Here are just 5 risks associated with 401k savings programs:
1. You can be wiped out overnight – 401(k) investment rises and falls with the (volatile) stock market, over which you have no control. From 2000 to 2015, the market was up just 8.4 percent total when adjusted for inflation, or 0.56 percent per year.
2. Fees and compounding costs – Managing the mutual funds inside 401k’s is costly—everybody takes a piece; there are fees for lawyers, trustees, bookkeepers, etc. Compounding fees take a huge bite out of your retirement fund as well: An example: If you contribute $5,000 per year, from 25 years old to 65, and the fund goes up 7%/year, your money would turn into est. $1,143,000. Yet, you’d only get to keep $669,400—less than 60%.

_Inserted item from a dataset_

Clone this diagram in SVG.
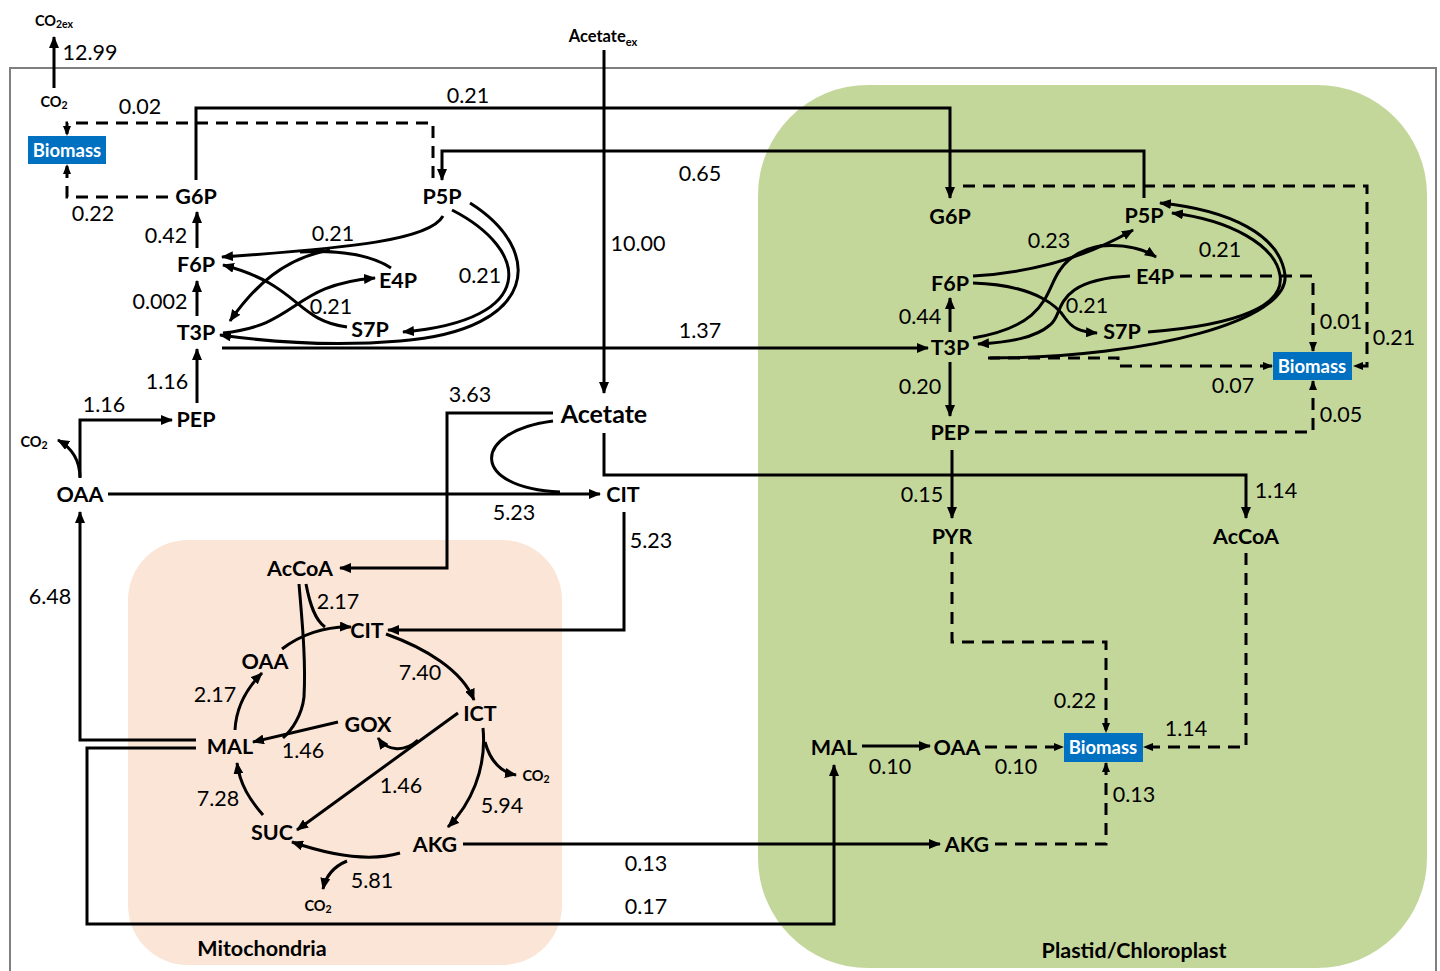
<svg xmlns="http://www.w3.org/2000/svg" width="1440" height="971" viewBox="0 0 1440 971">
<style>
.c{fill:none;stroke:#000;stroke-width:3}
.d{fill:none;stroke:#000;stroke-width:3;stroke-dasharray:12 8}
.n{font-family:Lato,"Open Sans",sans-serif;font-weight:700;font-size:21.5px;text-anchor:middle;dominant-baseline:central;fill:#000}
.s{font-family:Lato,"Open Sans",sans-serif;font-weight:700;font-size:14.5px;text-anchor:middle;dominant-baseline:central;fill:#000}
.v{font-family:Lato,"Open Sans",sans-serif;font-weight:400;font-size:21.5px;text-anchor:middle;dominant-baseline:central;fill:#000}
.bx{fill:#0070C0}
.bt{font-family:Lato,"Open Sans",sans-serif;font-weight:700;font-size:18.5px;text-anchor:middle;dominant-baseline:central;fill:#fff}
</style>
<defs>
<marker id="a" viewBox="0 0 12 10" markerWidth="12" markerHeight="10" refX="11" refY="5" orient="auto" markerUnits="userSpaceOnUse"><path d="M0,0 L12,5 L0,10 z" fill="#000"/></marker>
<marker id="b" viewBox="0 0 10 8" markerWidth="10" markerHeight="8" refX="9" refY="4" orient="auto" markerUnits="userSpaceOnUse"><path d="M0,0 L10,4 L0,8 z" fill="#000"/></marker>
</defs>
<rect width="1440" height="971" fill="#fff"/>
<rect x="10" y="68" width="1426" height="930" fill="none" stroke="#7f7f7f" stroke-width="2"/>
<rect id="mito" x="128" y="540" width="434" height="425" rx="60" fill="#FBE5D6"/>
<rect id="plastid" x="758" y="85" width="669" height="883" rx="110" fill="#C4D79B"/>

<g id="connectors">
<path class="c" d="M54,88 V37" marker-end="url(#a)"/>
<path class="d" d="M433,178 V123 H67 V135" marker-end="url(#b)"/>
<path class="d" d="M168,197 H67 V165" marker-end="url(#b)"/>
<path class="c" d="M196,180 V108 H950 V198" marker-end="url(#a)"/>
<path class="c" d="M1144,198 V151 H442 V180" marker-end="url(#a)"/>
<path class="c" d="M197,248 V212" marker-end="url(#a)"/>
<path class="c" d="M197,316 V281" marker-end="url(#a)"/>
<path class="c" d="M197,403 V349" marker-end="url(#a)"/>
<path class="c" d="M80,477 V420 H172" marker-end="url(#a)"/>
<path class="c" d="M80,478 C80,460 72,448 58,440" marker-end="url(#a)"/>
<path class="c" d="M108,494 H600" marker-end="url(#a)"/>
<path class="c" d="M553,421 C470,432 470,488 560,492"/>
<path class="c" d="M553,413 H447 V568 H340" marker-end="url(#a)"/>
<path class="c" d="M604,433 V475 H1246 V518" marker-end="url(#a)"/>
<path class="c" d="M604,50 V393" marker-end="url(#a)"/>
<path class="c" d="M624,512 V630 H388" marker-end="url(#a)"/>
<path class="c" d="M222,348 H928" marker-end="url(#a)"/>
<path class="c" d="M196,740 H80 V512" marker-end="url(#a)"/>
<path class="c" d="M196,748 H87 V924 H834 V765" marker-end="url(#a)"/>
<path class="c" d="M463,844 H940" marker-end="url(#a)"/>
<path class="c" d="M443,216 C430,240 350,248 222,257" marker-end="url(#a)"/>
<path class="c" d="M391,268 C370,254 340,250 300,252"/>
<path class="c" d="M330,250 C285,258 255,285 230,321" marker-end="url(#a)"/>
<path class="c" d="M347,327 C295,320 300,285 223,265" marker-end="url(#a)"/>
<path class="c" d="M223,333 C300,325 290,285 375,278" marker-end="url(#a)"/>
<path class="c" d="M452,210 C530,250 540,320 403,332" marker-end="url(#a)"/>
<path class="c" d="M470,203 C545,250 540,330 400,341 C330,347 270,342 220,335" marker-end="url(#a)"/>
<path class="c" d="M306,584 C310,605 315,620 325,627"/>
<path class="c" d="M282,649 C300,635 325,626 351,627" marker-end="url(#a)"/>
<path class="c" d="M299,584 C302,620 306,660 304,697 C302,715 292,730 283,738"/>
<path class="c" d="M338,722 L253,742" marker-end="url(#a)"/>
<path class="c" d="M235,730 C236,710 245,690 262,673" marker-end="url(#a)"/>
<path class="c" d="M386,634 C425,648 462,670 474,700" marker-end="url(#a)"/>
<path class="c" d="M458,713 L297,830" marker-end="url(#a)"/>
<path class="c" d="M418,740 C405,752 388,752 378,738" marker-end="url(#a)"/>
<path class="c" d="M483,728 C487,770 470,805 448,827" marker-end="url(#a)"/>
<path class="c" d="M485,742 C490,760 500,772 516,775" marker-end="url(#a)"/>
<path class="c" d="M400,853 C370,862 330,855 292,842" marker-end="url(#a)"/>
<path class="c" d="M347,861 C335,866 326,875 323,889" marker-end="url(#a)"/>
<path class="c" d="M263,815 C250,800 240,785 237,763" marker-end="url(#a)"/>
<path class="c" d="M950,332 V298" marker-end="url(#a)"/>
<path class="c" d="M950,362 V416" marker-end="url(#a)"/>
<path class="c" d="M952,450 V518" marker-end="url(#a)"/>
<path class="c" d="M862,746 H930" marker-end="url(#a)"/>
<path class="c" d="M973,276 C1040,272 1090,255 1133,230" marker-end="url(#a)"/>
<path class="c" d="M1100,246 C1125,244 1142,248 1156,257" marker-end="url(#a)"/>
<path class="c" d="M973,338 C1050,325 1045,290 1060,270 C1070,255 1085,248 1105,245"/>
<path class="c" d="M1130,276 C1050,280 1065,315 1050,325 C1035,338 1010,342 978,344" marker-end="url(#a)"/>
<path class="c" d="M973,283 C1040,285 1060,310 1065,318 C1072,328 1080,332 1097,333" marker-end="url(#a)"/>
<path class="c" d="M1148,332 C1240,325 1285,305 1280,275 C1275,245 1230,220 1172,213" marker-end="url(#a)"/>
<path class="c" d="M990,358 C1150,358 1290,320 1285,275 C1280,235 1230,210 1160,203" marker-end="url(#a)"/>
<path class="d" d="M963,186 H1367 V366 H1354" marker-end="url(#b)"/>
<path class="d" d="M1180,276 H1313 V351" marker-end="url(#b)"/>
<path class="d" d="M988,358 H1118 V366 H1272" marker-end="url(#b)"/>
<path class="d" d="M975,432 H1313 V381" marker-end="url(#b)"/>
<path class="d" d="M952,552 V642 H1106 V732" marker-end="url(#b)"/>
<path class="d" d="M1246,553 V747 H1144" marker-end="url(#b)"/>
<path class="d" d="M985,747 H1063" marker-end="url(#b)"/>
<path class="d" d="M995,844 H1106 V763" marker-end="url(#b)"/>
</g>

<g id="labels">
<text class="v" x="90" y="52">12.99</text>
<text class="v" x="140" y="106">0.02</text>
<text class="v" x="468" y="95">0.21</text>
<text class="v" x="93" y="213">0.22</text>
<text class="v" x="700" y="173">0.65</text>
<text class="v" x="166" y="235">0.42</text>
<text class="v" x="333" y="233">0.21</text>
<text class="v" x="160" y="301">0.002</text>
<text class="v" x="331" y="306">0.21</text>
<text class="v" x="480" y="275">0.21</text>
<text class="v" x="638" y="243">10.00</text>
<text class="v" x="700" y="330">1.37</text>
<text class="v" x="167" y="381">1.16</text>
<text class="v" x="104" y="404">1.16</text>
<text class="v" x="470" y="394">3.63</text>
<text class="v" x="514" y="512">5.23</text>
<text class="v" x="651" y="540">5.23</text>
<text class="v" x="50" y="596">6.48</text>
<text class="v" x="338" y="601">2.17</text>
<text class="v" x="420" y="672">7.40</text>
<text class="v" x="215" y="694">2.17</text>
<text class="v" x="303" y="750">1.46</text>
<text class="v" x="401" y="785">1.46</text>
<text class="v" x="502" y="805">5.94</text>
<text class="v" x="218" y="798">7.28</text>
<text class="v" x="372" y="880">5.81</text>
<text class="v" x="646" y="863">0.13</text>
<text class="v" x="646" y="906">0.17</text>
<text class="v" x="1049" y="240">0.23</text>
<text class="v" x="1220" y="249">0.21</text>
<text class="v" x="1087" y="305">0.21</text>
<text class="v" x="920" y="316">0.44</text>
<text class="v" x="1341" y="321">0.01</text>
<text class="v" x="1394" y="337">0.21</text>
<text class="v" x="920" y="386">0.20</text>
<text class="v" x="1233" y="385">0.07</text>
<text class="v" x="1341" y="414">0.05</text>
<text class="v" x="922" y="494">0.15</text>
<text class="v" x="1276" y="490">1.14</text>
<text class="v" x="1075" y="700">0.22</text>
<text class="v" x="1186" y="728">1.14</text>
<text class="v" x="890" y="766">0.10</text>
<text class="v" x="1016" y="766">0.10</text>
<text class="v" x="1134" y="794">0.13</text>
<text class="n" x="262" y="948">Mitochondria</text>
<text class="n" x="1134" y="950">Plastid/Chloroplast</text>
</g>

<g id="n-co2ex"><text class="s" x="54" y="20">CO<tspan font-size="10.5" dy="4">2ex</tspan></text></g>
<g id="n-co2-top"><text class="s" x="54" y="101">CO<tspan font-size="10.5" dy="4">2</tspan></text></g>
<g id="n-biomass-c"><rect class="bx" x="28" y="136" width="78" height="28"/><text class="bt" x="67" y="150">Biomass</text></g>
<g id="n-g6p-c"><text class="n" x="196" y="196">G6P</text></g>
<g id="n-p5p-c"><text class="n" x="442" y="196">P5P</text></g>
<g id="n-f6p-c"><text class="n" x="196" y="264">F6P</text></g>
<g id="n-e4p-c"><text class="n" x="398" y="280">E4P</text></g>
<g id="n-s7p-c"><text class="n" x="370" y="329">S7P</text></g>
<g id="n-t3p-c"><text class="n" x="196" y="332">T3P</text></g>
<g id="n-pep-c"><text class="n" x="196" y="419">PEP</text></g>
<g id="n-co2-oaa"><text class="s" x="34" y="441">CO<tspan font-size="10.5" dy="4">2</tspan></text></g>
<g id="n-oaa-c"><text class="n" x="80" y="494">OAA</text></g>
<g id="n-acetate-ex"><text class="s" x="603" y="36" style="font-size:16.5px">Acetate<tspan style="font-size:11px" dy="5">ex</tspan></text></g>
<g id="n-acetate"><text class="n" x="604" y="413" style="font-size:25px">Acetate</text></g>
<g id="n-cit-c"><text class="n" x="623" y="494">CIT</text></g>

<g id="n-accoa-m"><text class="n" x="300" y="568">AcCoA</text></g>
<g id="n-cit-m"><text class="n" x="367" y="630">CIT</text></g>
<g id="n-oaa-m"><text class="n" x="265" y="661">OAA</text></g>
<g id="n-ict-m"><text class="n" x="480" y="713">ICT</text></g>
<g id="n-gox-m"><text class="n" x="368" y="724">GOX</text></g>
<g id="n-mal-m"><text class="n" x="230" y="746">MAL</text></g>
<g id="n-suc-m"><text class="n" x="272" y="832">SUC</text></g>
<g id="n-akg-m"><text class="n" x="435" y="844">AKG</text></g>
<g id="n-co2-ict"><text class="s" x="536" y="775">CO<tspan font-size="10.5" dy="4">2</tspan></text></g>
<g id="n-co2-akg"><text class="s" x="318" y="905">CO<tspan font-size="10.5" dy="4">2</tspan></text></g>

<g id="n-g6p-p"><text class="n" x="950" y="216">G6P</text></g>
<g id="n-p5p-p"><text class="n" x="1144" y="215">P5P</text></g>
<g id="n-f6p-p"><text class="n" x="950" y="283">F6P</text></g>
<g id="n-e4p-p"><text class="n" x="1155" y="276">E4P</text></g>
<g id="n-s7p-p"><text class="n" x="1122" y="331">S7P</text></g>
<g id="n-t3p-p"><text class="n" x="950" y="347">T3P</text></g>
<g id="n-biomass-p1"><rect class="bx" x="1273" y="352" width="79" height="28"/><text class="bt" x="1312" y="366">Biomass</text></g>
<g id="n-pep-p"><text class="n" x="950" y="432">PEP</text></g>
<g id="n-pyr-p"><text class="n" x="952" y="536">PYR</text></g>
<g id="n-accoa-p"><text class="n" x="1246" y="536">AcCoA</text></g>
<g id="n-mal-p"><text class="n" x="834" y="747">MAL</text></g>
<g id="n-oaa-p"><text class="n" x="957" y="747">OAA</text></g>
<g id="n-biomass-p2"><rect class="bx" x="1064" y="733" width="79" height="29"/><text class="bt" x="1103" y="747">Biomass</text></g>
<g id="n-akg-p"><text class="n" x="967" y="844">AKG</text></g>
</svg>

3. Lack of liquidity – Money in a 401(k) is tied up with penalties for early withdrawal unless you know how to safely navigate obscure IRS codes. You can’t access your money without great difficulty and/or taking a huge hit. Well, this makes sense, right? This is all about saving for retirement, not taking your money out early for a Caribbean vacation. But wait—what if you’re not one of those lucky people who hangs on to his/her job throughout the inevitable economic down cycles. What if you and/or your spouse lose your jobs and remain unemployed for an extended period? What about extended illness or myriad other unanticipated situations? You may need that money to keep a roof over your head and food on your table. Remember that this is your money.
4. Lack of knowledge – People tend to take their 401k’s on blind faith. Think about it. Do you know anything about the funds in which you’re invested or the details of the companies inside those funds? What do you know about the fund manager’s philosophy, history–and most of all, his/her track record? What’s your expectation from something from which you’ve made a minimal intellectual investment?
5. Taxes – 401(k)s are tax-deferred, meaning you avoid paying taxes today by committing to paying them later. But wait—you’re likely going to have less money when you retire than you have now. Who wants a huge tax burden? Furthermore, given the state of the national debt, it’s a fair guess that taxes are going up. How much of the hard-earned money that you’re faithfully contributing every month is going to be eaten up by taxes?